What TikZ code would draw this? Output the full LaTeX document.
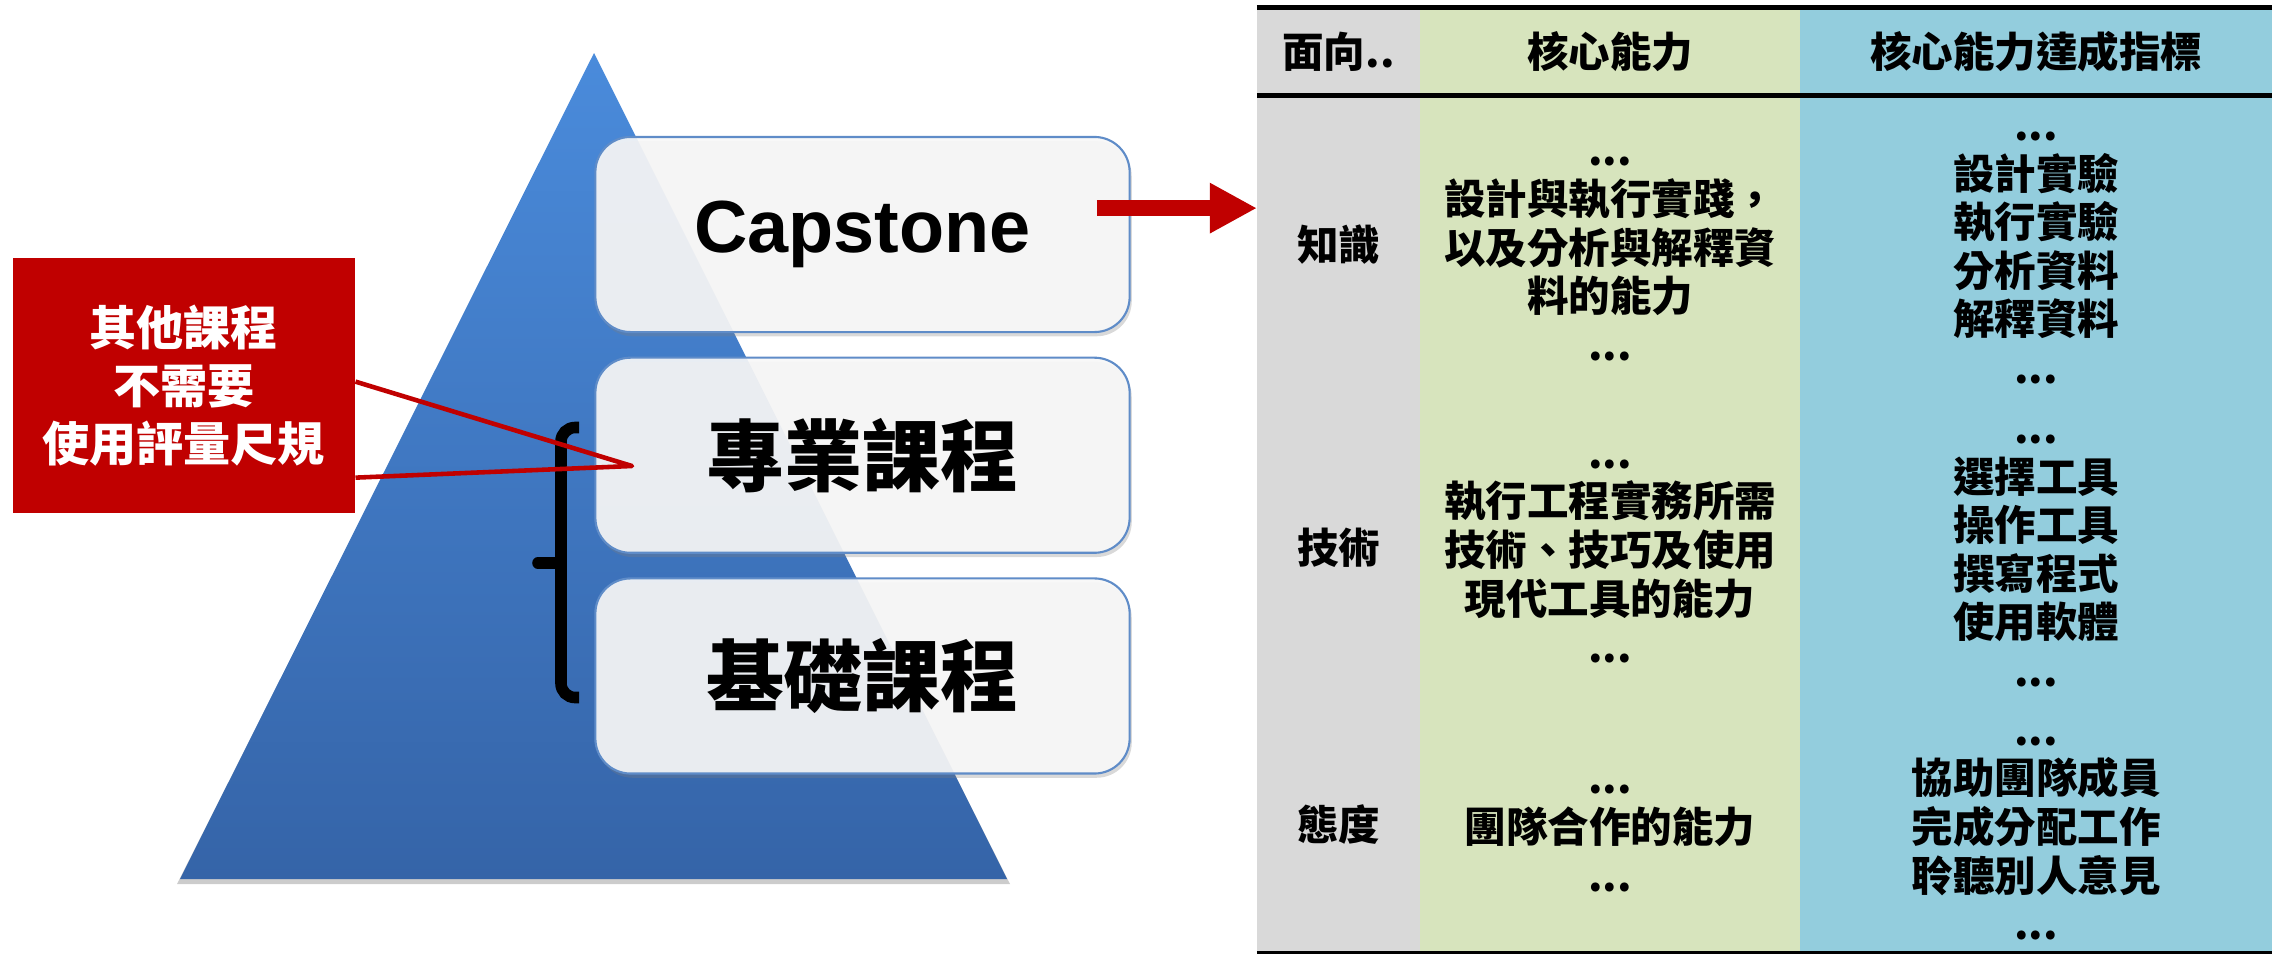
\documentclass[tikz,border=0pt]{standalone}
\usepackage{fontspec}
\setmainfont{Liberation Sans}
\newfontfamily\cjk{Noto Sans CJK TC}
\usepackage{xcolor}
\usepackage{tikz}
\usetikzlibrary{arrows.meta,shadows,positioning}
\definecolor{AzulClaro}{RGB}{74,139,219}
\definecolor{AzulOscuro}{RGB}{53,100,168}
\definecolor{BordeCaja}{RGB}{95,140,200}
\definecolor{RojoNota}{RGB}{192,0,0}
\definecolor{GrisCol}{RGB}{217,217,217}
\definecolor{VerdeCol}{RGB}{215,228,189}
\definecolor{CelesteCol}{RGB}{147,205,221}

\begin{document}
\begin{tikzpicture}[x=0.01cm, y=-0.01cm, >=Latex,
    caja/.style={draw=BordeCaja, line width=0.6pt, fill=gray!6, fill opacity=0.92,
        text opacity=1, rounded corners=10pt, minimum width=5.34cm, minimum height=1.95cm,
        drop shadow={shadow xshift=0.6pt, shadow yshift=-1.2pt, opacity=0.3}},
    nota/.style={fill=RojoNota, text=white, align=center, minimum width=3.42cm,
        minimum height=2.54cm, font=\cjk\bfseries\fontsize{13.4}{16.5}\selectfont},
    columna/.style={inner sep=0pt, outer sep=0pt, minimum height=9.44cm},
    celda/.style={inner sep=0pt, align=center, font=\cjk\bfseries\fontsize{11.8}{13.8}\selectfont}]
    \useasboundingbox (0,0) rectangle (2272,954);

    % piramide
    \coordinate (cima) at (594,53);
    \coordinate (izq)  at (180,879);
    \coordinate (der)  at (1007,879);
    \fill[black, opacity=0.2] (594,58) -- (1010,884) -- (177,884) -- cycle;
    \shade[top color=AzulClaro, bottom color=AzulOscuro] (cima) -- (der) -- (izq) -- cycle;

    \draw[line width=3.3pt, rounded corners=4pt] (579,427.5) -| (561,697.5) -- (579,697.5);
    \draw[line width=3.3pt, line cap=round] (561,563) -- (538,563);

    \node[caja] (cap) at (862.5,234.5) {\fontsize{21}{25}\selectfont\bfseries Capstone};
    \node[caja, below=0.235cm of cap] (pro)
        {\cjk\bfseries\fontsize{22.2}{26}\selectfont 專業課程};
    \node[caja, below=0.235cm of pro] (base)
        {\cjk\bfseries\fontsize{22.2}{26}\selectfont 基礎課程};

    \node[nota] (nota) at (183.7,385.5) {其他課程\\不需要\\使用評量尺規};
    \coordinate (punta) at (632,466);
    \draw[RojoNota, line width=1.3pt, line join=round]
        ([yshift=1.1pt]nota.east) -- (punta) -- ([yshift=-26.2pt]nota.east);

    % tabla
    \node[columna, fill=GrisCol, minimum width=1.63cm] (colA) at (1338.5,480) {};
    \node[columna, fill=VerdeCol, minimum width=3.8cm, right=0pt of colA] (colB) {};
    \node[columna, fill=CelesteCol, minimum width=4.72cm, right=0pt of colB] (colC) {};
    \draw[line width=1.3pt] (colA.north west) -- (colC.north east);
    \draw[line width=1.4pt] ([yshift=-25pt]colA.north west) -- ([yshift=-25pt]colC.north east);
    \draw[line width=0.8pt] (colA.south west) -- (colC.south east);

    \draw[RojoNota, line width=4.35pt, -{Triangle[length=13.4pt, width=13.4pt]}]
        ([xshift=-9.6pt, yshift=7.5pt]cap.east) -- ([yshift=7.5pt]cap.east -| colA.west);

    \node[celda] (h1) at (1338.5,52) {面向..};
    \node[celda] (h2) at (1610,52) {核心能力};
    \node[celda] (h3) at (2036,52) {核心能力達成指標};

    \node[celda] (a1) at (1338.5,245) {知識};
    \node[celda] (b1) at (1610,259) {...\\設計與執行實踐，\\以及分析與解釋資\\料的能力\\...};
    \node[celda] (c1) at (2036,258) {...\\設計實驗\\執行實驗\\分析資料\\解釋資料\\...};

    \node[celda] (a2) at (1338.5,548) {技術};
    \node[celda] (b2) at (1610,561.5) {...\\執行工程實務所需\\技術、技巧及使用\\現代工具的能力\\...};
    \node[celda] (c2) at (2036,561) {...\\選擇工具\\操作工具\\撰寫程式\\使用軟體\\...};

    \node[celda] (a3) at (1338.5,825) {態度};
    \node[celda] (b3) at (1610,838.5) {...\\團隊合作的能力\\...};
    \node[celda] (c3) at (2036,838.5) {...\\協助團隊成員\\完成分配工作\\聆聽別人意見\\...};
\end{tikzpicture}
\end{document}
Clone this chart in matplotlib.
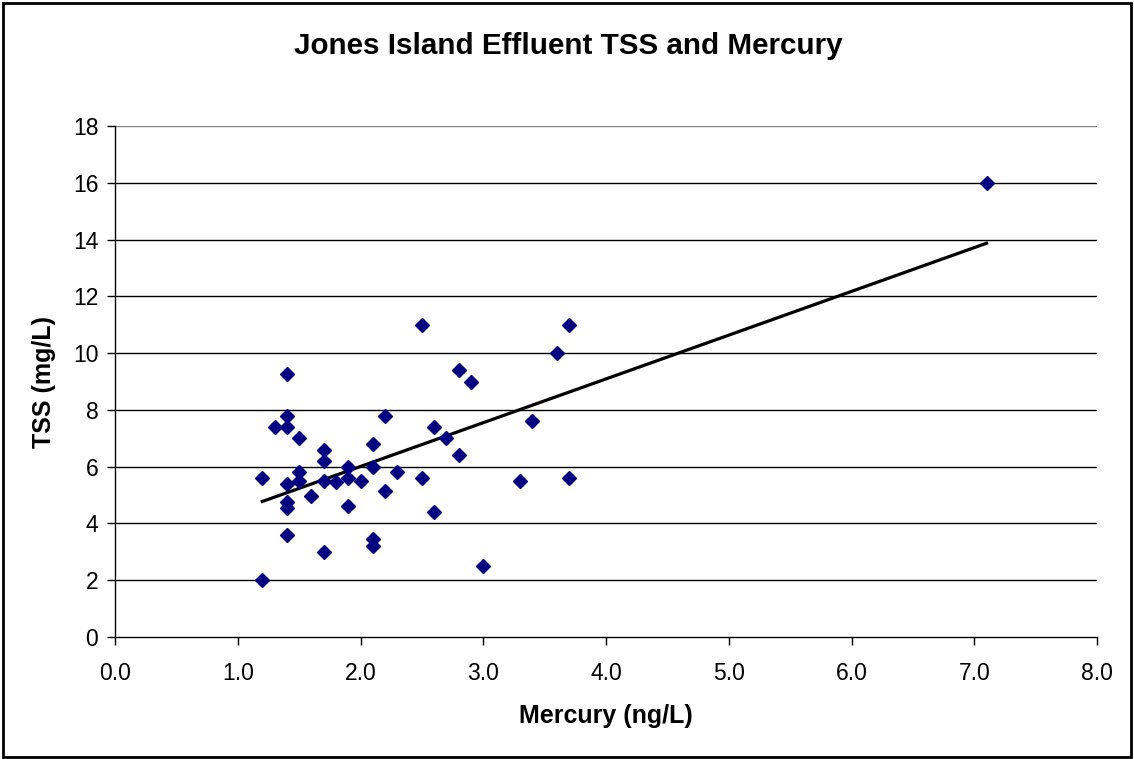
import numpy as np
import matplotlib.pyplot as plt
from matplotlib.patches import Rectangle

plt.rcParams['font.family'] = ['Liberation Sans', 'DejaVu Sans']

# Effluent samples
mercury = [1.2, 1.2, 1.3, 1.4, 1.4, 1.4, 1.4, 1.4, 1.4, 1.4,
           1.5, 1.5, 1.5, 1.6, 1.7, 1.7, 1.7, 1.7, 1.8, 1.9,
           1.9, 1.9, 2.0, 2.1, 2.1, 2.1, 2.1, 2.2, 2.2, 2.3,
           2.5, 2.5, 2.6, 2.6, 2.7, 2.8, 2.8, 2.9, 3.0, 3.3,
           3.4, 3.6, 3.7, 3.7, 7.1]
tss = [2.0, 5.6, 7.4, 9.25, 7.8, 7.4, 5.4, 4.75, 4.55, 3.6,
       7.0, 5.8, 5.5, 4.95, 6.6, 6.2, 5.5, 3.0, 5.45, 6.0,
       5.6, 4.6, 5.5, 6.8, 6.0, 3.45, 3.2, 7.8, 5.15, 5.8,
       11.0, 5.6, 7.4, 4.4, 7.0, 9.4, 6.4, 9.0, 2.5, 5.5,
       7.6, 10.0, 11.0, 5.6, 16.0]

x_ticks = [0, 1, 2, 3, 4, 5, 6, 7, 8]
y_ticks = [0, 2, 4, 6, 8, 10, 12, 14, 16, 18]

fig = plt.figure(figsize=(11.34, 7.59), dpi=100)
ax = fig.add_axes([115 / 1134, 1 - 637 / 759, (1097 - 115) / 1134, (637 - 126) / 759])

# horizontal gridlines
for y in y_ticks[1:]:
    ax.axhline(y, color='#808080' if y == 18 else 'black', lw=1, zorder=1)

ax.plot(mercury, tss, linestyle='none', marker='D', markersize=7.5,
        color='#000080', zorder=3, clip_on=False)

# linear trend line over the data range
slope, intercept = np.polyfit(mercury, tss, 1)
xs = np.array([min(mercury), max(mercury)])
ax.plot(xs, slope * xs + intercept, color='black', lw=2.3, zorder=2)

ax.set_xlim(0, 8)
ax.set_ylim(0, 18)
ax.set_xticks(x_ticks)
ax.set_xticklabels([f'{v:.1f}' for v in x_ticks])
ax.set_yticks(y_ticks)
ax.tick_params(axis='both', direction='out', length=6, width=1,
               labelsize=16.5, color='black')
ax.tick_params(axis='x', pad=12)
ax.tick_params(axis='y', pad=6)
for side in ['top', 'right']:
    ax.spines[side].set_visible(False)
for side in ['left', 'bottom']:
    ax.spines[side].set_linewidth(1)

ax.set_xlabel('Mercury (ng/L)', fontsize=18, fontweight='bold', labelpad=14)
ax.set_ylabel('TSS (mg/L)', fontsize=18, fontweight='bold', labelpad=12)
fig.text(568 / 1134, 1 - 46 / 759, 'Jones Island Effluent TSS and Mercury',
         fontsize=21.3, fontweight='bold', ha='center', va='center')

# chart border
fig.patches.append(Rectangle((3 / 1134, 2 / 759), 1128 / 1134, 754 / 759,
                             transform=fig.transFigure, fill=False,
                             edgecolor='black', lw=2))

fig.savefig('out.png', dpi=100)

════════════════════

Extract exactly, and only, the lines from the one with "Clone this chart in matplotlib." to the one with "y_ticks = [0, 2, 4, 6, 8, 10, 12, 14, 16, 18]", both ends counted. Leave the images behind.

## EXPECTED ANSWER
Clone this chart in matplotlib.
import numpy as np
import matplotlib.pyplot as plt
from matplotlib.patches import Rectangle

plt.rcParams['font.family'] = ['Liberation Sans', 'DejaVu Sans']

# Effluent samples
mercury = [1.2, 1.2, 1.3, 1.4, 1.4, 1.4, 1.4, 1.4, 1.4, 1.4,
           1.5, 1.5, 1.5, 1.6, 1.7, 1.7, 1.7, 1.7, 1.8, 1.9,
           1.9, 1.9, 2.0, 2.1, 2.1, 2.1, 2.1, 2.2, 2.2, 2.3,
           2.5, 2.5, 2.6, 2.6, 2.7, 2.8, 2.8, 2.9, 3.0, 3.3,
           3.4, 3.6, 3.7, 3.7, 7.1]
tss = [2.0, 5.6, 7.4, 9.25, 7.8, 7.4, 5.4, 4.75, 4.55, 3.6,
       7.0, 5.8, 5.5, 4.95, 6.6, 6.2, 5.5, 3.0, 5.45, 6.0,
       5.6, 4.6, 5.5, 6.8, 6.0, 3.45, 3.2, 7.8, 5.15, 5.8,
       11.0, 5.6, 7.4, 4.4, 7.0, 9.4, 6.4, 9.0, 2.5, 5.5,
       7.6, 10.0, 11.0, 5.6, 16.0]

x_ticks = [0, 1, 2, 3, 4, 5, 6, 7, 8]
y_ticks = [0, 2, 4, 6, 8, 10, 12, 14, 16, 18]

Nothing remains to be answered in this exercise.